Sabine spent her days at the office just beyond the lounge. It turned out she really was useless as an entrepreneur, but she was a superstar at calculating and administrating what other entrepreneurs accomplished. She reinvested 80 per cent of the overage in fresh soil. With the last 20 per cent she bought the camp from the man who had inherited it from his father and was never around anyway. He needed the money to continue living his deeply destructive life in Kinshasa, with wine, women and Congolese song.
Meitkini sent Fredrika Kenyan red roses every day for three months before her heart finally melted. Five months after that it turned out she was pregnant. If it was a boy, Meitkini wanted to name him Uvuvwevwevwe.
Fredrika said she would hope for a girl.
All this happened while Allan spent his days on the veranda with a view of the watering-hole. His new hobby was Twitter. Not only had he discovered what it was, he had also ventured onto it himself. He did not, however, understand that in doing so he was telling the whole world where he was.
He was glad to see how satisfied the kids were with life. But there was something gnawing at him. He had started to see a pattern in the flow of news on his black tablet.
On the whole, the world was a better place than it had been a hundred years earlier, even if progress didn’t seem to happen in a straight line. It went up and down in cycles.
As far as Allan could tell, it was currently on the way down. The risk was that it wouldn’t turn up again before a sufficient number of people, for a sufficient amount of time, did sufficiently awful things to each other. After that people would start thinking again.
It had always been this way. But was it so very certain that it would be this way again? Researchers had just announced that the average level of intelligence was in a downturn. Allan read that people who spent too much time with their black tablets lost the ability to have a conversation. The thing about the tablet was that it tended to talk at its owner more than with them. As a result, people were going all over the internet and letting others think for them to the extent that they were on their way to becoming stupid.
Allan was concerned when he realized that truth was losing ground along with intelligence. It used to be easy to know what was true and what wasn’t. Vodka was good. Two plus two was not five.

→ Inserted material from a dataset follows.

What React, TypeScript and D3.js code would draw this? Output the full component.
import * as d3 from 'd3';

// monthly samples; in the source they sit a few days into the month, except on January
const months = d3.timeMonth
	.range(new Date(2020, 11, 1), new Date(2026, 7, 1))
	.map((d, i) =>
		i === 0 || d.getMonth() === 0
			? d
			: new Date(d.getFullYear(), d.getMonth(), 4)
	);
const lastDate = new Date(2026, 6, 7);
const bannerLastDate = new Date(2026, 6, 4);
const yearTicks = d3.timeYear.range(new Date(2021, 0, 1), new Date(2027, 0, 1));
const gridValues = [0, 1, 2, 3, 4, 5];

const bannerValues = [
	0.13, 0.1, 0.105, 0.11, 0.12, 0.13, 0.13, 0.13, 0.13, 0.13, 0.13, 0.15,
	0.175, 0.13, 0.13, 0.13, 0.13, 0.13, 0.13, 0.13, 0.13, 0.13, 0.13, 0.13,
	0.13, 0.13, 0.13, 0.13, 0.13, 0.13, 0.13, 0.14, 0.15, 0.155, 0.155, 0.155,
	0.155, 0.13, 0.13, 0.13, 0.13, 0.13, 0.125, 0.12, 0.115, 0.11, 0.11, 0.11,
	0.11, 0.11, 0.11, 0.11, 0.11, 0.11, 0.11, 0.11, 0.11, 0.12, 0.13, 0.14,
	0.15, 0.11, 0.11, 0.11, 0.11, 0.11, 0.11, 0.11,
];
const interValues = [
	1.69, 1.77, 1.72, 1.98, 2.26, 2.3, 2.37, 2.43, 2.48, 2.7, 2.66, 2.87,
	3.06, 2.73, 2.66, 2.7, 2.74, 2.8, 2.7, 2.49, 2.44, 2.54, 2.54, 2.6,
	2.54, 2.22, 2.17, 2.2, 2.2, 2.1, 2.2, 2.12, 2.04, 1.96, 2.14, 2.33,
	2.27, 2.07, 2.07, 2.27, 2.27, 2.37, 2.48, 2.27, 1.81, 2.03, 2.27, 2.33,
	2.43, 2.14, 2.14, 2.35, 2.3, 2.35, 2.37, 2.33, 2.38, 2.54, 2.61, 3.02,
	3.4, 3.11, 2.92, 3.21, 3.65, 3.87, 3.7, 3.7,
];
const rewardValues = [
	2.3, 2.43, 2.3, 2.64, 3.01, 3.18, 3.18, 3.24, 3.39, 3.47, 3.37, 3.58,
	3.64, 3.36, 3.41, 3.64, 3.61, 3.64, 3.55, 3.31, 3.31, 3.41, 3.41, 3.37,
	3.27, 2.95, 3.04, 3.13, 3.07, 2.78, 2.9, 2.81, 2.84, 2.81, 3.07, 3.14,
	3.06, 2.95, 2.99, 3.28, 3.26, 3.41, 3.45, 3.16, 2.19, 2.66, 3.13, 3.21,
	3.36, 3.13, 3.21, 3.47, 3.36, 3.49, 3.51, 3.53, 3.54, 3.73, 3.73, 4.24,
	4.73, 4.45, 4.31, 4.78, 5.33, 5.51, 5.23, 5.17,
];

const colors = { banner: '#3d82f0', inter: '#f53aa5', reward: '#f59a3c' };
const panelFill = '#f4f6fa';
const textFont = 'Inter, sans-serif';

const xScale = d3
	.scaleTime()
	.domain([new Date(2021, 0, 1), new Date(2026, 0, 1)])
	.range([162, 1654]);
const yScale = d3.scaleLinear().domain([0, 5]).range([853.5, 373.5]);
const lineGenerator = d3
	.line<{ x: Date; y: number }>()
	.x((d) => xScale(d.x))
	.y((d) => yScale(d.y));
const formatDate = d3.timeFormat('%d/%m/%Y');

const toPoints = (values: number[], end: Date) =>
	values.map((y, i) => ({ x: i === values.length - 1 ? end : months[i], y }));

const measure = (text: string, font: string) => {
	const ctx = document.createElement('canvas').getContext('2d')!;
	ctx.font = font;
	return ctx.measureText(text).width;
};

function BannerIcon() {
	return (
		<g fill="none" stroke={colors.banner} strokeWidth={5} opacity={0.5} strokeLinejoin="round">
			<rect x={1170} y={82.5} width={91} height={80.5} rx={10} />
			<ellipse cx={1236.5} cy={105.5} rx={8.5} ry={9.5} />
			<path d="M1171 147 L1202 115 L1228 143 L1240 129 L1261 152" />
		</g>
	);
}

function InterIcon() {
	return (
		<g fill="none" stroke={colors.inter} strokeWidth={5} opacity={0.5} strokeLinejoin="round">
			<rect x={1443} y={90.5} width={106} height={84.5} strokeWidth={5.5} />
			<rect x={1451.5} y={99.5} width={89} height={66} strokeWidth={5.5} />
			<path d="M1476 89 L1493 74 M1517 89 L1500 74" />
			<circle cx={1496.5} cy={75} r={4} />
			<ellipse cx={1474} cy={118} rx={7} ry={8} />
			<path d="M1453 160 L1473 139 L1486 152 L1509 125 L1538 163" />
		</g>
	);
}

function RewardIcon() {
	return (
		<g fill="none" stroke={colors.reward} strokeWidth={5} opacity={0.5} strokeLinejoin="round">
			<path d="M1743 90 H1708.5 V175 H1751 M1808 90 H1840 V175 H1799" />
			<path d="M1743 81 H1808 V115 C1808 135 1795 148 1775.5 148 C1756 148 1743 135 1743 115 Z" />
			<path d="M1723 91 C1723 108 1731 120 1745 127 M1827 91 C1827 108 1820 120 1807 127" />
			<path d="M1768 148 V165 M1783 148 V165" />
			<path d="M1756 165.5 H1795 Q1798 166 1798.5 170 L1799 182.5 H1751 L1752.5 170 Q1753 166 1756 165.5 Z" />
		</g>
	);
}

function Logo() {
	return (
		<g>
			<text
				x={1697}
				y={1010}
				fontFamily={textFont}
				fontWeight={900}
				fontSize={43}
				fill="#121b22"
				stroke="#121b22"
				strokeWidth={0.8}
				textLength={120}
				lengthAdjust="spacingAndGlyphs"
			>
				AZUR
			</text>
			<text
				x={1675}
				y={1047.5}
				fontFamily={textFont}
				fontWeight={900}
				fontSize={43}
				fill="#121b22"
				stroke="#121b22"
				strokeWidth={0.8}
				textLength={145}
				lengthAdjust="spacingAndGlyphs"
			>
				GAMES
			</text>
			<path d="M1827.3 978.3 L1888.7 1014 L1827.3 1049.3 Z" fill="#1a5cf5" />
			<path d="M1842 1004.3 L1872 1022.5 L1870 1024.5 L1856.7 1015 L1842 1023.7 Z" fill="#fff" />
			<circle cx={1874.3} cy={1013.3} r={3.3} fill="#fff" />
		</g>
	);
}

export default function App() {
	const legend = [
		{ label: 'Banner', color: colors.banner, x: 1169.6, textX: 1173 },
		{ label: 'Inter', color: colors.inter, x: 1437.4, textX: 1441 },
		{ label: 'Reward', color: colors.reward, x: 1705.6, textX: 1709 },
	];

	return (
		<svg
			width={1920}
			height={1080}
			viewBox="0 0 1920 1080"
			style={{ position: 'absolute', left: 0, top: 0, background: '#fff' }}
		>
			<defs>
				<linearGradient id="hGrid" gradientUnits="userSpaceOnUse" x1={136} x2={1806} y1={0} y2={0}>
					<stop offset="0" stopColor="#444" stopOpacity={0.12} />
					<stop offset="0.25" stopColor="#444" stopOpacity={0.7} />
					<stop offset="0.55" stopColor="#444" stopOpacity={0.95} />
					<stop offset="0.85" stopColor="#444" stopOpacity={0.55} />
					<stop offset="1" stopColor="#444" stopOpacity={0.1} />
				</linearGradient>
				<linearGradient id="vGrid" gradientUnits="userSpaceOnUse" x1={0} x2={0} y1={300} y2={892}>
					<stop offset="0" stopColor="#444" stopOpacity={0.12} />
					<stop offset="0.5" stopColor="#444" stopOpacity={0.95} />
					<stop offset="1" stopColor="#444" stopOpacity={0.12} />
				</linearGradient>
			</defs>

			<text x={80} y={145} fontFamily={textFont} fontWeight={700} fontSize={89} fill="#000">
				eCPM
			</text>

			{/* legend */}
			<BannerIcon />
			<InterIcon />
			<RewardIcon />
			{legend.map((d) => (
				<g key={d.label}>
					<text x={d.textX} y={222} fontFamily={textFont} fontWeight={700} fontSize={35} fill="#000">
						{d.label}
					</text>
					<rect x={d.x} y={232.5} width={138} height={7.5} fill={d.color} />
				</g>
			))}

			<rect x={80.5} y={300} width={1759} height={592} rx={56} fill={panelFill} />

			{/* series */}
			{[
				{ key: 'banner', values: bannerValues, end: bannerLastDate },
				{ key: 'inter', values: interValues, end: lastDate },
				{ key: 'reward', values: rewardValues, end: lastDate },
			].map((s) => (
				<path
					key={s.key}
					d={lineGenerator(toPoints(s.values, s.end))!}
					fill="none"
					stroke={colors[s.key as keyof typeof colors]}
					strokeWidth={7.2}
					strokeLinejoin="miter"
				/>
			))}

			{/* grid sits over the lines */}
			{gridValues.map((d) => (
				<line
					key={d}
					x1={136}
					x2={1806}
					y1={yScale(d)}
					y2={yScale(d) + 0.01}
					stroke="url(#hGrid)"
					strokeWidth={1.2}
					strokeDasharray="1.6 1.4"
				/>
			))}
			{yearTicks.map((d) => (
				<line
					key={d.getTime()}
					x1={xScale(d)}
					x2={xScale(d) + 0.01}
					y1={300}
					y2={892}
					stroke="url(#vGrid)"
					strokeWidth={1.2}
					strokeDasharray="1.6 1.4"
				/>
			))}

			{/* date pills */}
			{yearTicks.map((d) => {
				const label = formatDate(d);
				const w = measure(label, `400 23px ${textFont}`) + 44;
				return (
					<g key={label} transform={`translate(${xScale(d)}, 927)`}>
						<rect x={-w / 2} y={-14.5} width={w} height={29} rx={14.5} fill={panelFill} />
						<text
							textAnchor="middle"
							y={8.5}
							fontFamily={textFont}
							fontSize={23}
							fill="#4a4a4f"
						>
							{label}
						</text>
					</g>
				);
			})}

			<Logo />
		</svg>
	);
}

But since people weren’t talking to each other any more, it ended up that whoever said the same thing the most times won. Some had refined this talent to the point of repeating themselves several times in the course of a few seconds. In the course of a few seconds.
What concerned Allan most of all, however, was that he realized he was concerned. Everything was the way it was. Couldn’t it just turn out the way it turned out, without a whole lot of hassle along the way?
Sabine happened along and noticed that the old man had put down his black tablet. He was sitting with his arms crossed and gazing across the savannah with an empty expression. ‘What are you thinking about, Allan?’ she asked.